Наконец они, сняв у нас с ног веревки, бывшие под икрами, и ослабив те, которые были выше колен, для шагу, повели нас из крепости в поле и потом в лес. Мы связаны были таким образом, что десятилетний мальчик мог безопасно вести всех нас, однако японцы не так думали, каждого из нас за веревку держал работник, а подле боку шел вооруженный солдат, и вели нас одного за другим в некотором расстоянии. Поднявшись на высокое место, увидели мы наш шлюп под парусами. Вид сей пронзил мое сердце; но когда господин Хлебников, шедший за мною, сказал мне: «Василий Михайлович! Взгляните в последний раз на «Диану», – то яд разлился по всем моим жилам. «Боже мой! – думал я, – что слова сии значат? Взгляните в последний раз на Россию, взгляните в последний раз на Европу! Так! Мы теперь люди другого света. Не мы умерли, но для нас все умерло. Никогда ничего не услышим, никогда ничего не узнаем, что делается в нашем отечестве, что делается в Европе и во всем мире!» Мысли сии терзали дух мой ужасным образом.

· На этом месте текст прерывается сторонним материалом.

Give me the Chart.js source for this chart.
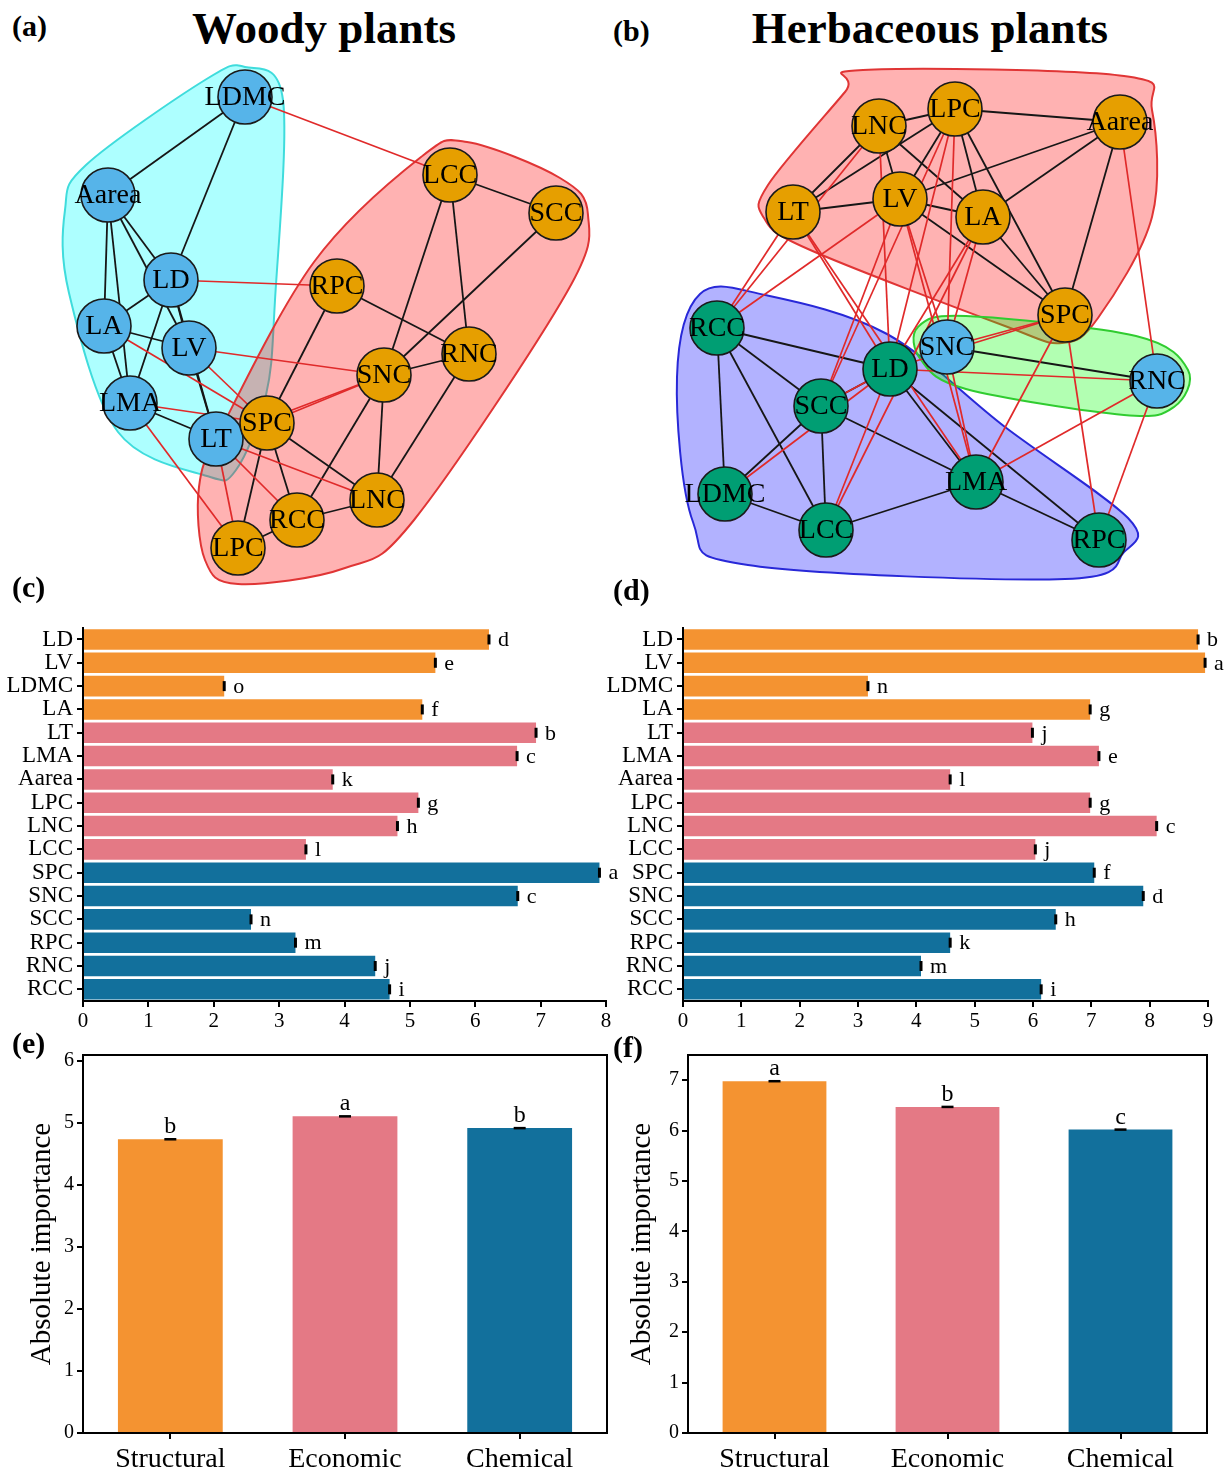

Пройдя версты две от крепости, услышали мы пушечную пальбу. Наши выстрелы мы удобно отличали от крепостных по звуку. Судя по многолюдству японского гарнизона и по толстоте земляного вала, коим обведена крепость, нельзя было ожидать никакого успеха. Мы страшились, чтобы шлюп не загорелся или не стал на мель и чрез то со всем своим экипажем не попался в руки к японцам. В таком случае горестная наша участь никогда не была бы известна в России, а более всего я опасался, чтобы дружба ко мне господина Рикорда и других оставшихся на шлюпе господ офицеров не заставила их, пренебрегая правилами благоразумия, высадить людей на берег в намерении завладеть крепостью, на что они могли покуситься, не зная многолюдства японцев, собранных для обороны оной; у нас же оставалось всего офицеров, нижних чинов и со слугами 51 человек. Мысль эта до чрезвычайности меня мучила, тем более что мы никогда не могли надеяться узнать об участи «Дианы», полагая, что японцы нам не откроют, что бы с нею ни случилось.